El mundo entero camina, a través de sus meticulosos censos biológicos, la exploración de sus más remotos rincones de riquezas y el blanqueo general del valor (blanqueo de capitales, blanqueo del crimen, blanqueo del arte, blanqueo del sexo) hacia su total exposición y enseguida hacia su desaparición. La exagerada revelación vela la cinta, la foto, la identidad y, a continuación, deshace el sentido que, como es sabido, siempre se halla asentado en el catón oculto de las cosas, excluido de la mirada, de la razón y de cualquier explicación.

Si las instituciones quedan despojadas de secretos, ¿qué razón queda para que sigan en vigor?
La grabación del silencio se ha propuesto como la canción navideña del vacío, el canto de la nada

En el lugar del secreto, en la misma sede que ocupaba el secreto se asienta a continuación la nada. La nada de la política, de la filosofía, de la religión o del proyecto humano, tal como resulta ser el signo de la época. La ausencia del sentido productivo, la holgura de los discursos políticos, la falta de fórmulas cabales para afrontar la crisis, la presencia general del sinsentido de miles de millones de euros, da ocasión a que dos obras de arte, nacidas en los años de la segunda posguerra mundial, se hayan puesto de moda dentro y fuera de la Red.

Dos autores geniales, John Cage y Samuel Beckett, que entonces hablaban a la desolación del mundo mediante el silencio regresan ahora sin decir una palabra ni una nota más, como signo del sinsentido, el no sentido, que han adquirido las cosas.
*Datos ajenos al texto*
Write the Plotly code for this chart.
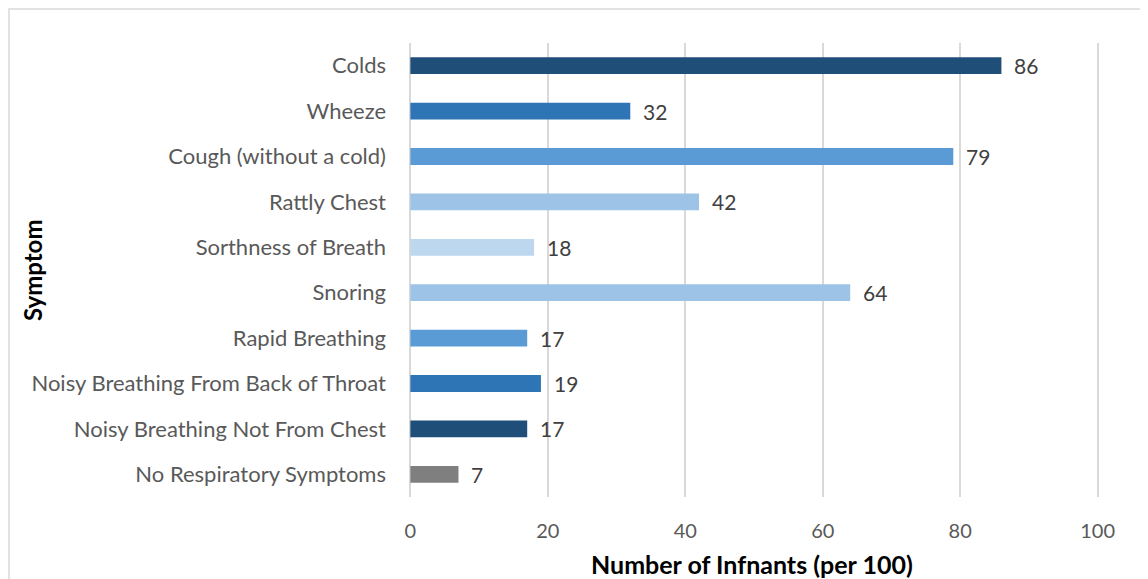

¿Qué decir, declaraba por su parte George Steiner, tras el ensordecedor aullido humano de los campos de exterminio en la II Guerra Mundial? ¿Qué decir ahora con 400 millones de parados en el mundo?

En 1952, John Cage estrenó en Estados Unidos su pieza 4'33''. La obra consistía en una audición de cuatro minutos y 33 segundos de silencio. Fue grabada en una habitación insonorizada de la Universidad de Harvard y en la audición apenas se escuchaba una suerte de psicofonía que hacía alusión, según su autor, a los sonidos, graves y agudos, procedentes de su sistema nervioso y su corriente sanguínea. Venía a ser, en suma, el sonido de sus sentidos más íntimos, extraídos de la masa corporal y revelando sus voces.

La grabación representaba, en fin, como el Wikileaks de estos días, la expoliación del secreto convencional y su conversión en mercancía a través de los media. Otros músicos quisieron repetir esta experiencia después y la familia de Cage les demandó en virtud del copyright. Es decir, los derechos de autor derivados de haber producido la nada.

Esta experiencia, esta grabación, ha adquirido tanta popularidad ahora que un grupo de internautas británicos se ha propuesto convertirla en la "canción" de las Navidades 2010. La canción navideña del vacío, el canto de la nada. O, incluso al revés, la grabación del silencio, su revelación y la culminación en el vacío.

Pero no solo se trata de Cage. El Centro Andaluz de Arte Contemporáneo dedica estos días una exposición a la "fallida" obra audiovisual de Samuel Beckett. Una de esas obras, efectivamente muda, consiste en el ambular de cuatro personajes sobre un tablero donde atruenan las percusiones inarmónicas y la boca, entretanto, no dice nada.

Tanto el silencio de Cage como el mutismo de Beckett son elocuentes cuando ahora, tanto la música tonal o la palabra entonada, carecen ya de pertinencia. Del mismo modo que entonces estas obras evocaban la trágica afonía de millones de víctimas de la II Guerra Mundial, en estos años en que la crisis general, financiera y no financiera, evoca una III Guerra Mundial, sus referencias regresan.

Occidente no solo clama callado y saturado de paro y destrucción, sino desprovisto de sentido, desmantelado culturalmente ante la demacrada luz del tiempo y abrazado a la contumacia del fracaso como la más dulce forma de ser.